You should read up on what scikit-learn does in this regard — sorry, I don't know the actual answer so you should get it straight from the horse's mouth! (and then let me know — I've made the same assumptions you have so would like to know if I'm wrong)

devonorourke · December 11, 2018, 10:42pm

Hi @Nicholas_Bokulich,
Here is the horses documentation. In looking through the qiime script implementing scikit-learn, it looks like the n_jobs parameter is implemented beginning in line 40, where you define the predict function.
In that code, you specify incorporate n_jobs parameter, but do not define the particular backend parameter which will modify the meaning that n_jobs is interpreted as. Looking at the very beginning of the joblib.Parallel documentation makes it clear that you can interpret the n_jobs parameter either as the number of CPUs to be used, or as the number of threads, depending on how you specify that backend parameter:

Parameters:	
n_jobs: int, default: None
The maximum number of concurrently running jobs, such as the 
number of Python worker processes when backend=”multiprocessing” 
or the size of the thread-pool when backend=”threading”.

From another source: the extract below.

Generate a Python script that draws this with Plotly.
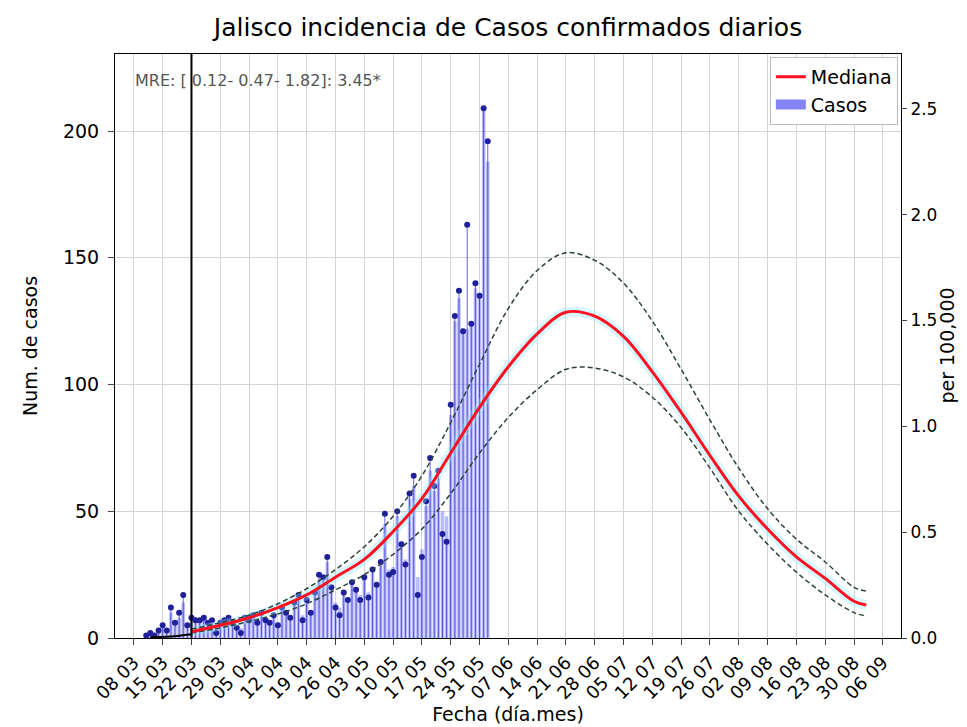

So I think, if I'm understanding anything about this properly, there is more to it than QIIME's current implementation. If you want to leave it as is, it looks like it defaults to CPU usage, but if you want to be able to use this script and specify threads, then more needs to be added to the code. I think, at a minimum, it requires the addition of the prefer argument in joblib.Parallel, but again, I'm not certain. Whomever in QIIME made this plugin possible is probably going to understand exactly what modification is necessary, and my guess is it won't be a huge addition.

Hope this sheds some light on the situation rather than muddying the waters, but who knows.

Thanks!

Nicholas_Bokulich · December 11, 2018, 10:54pm

Thanks @devonorourke

You're looking at him. Yep, sounds like a simple modification. I will need to mull this a bit more before deciding what is appropriate.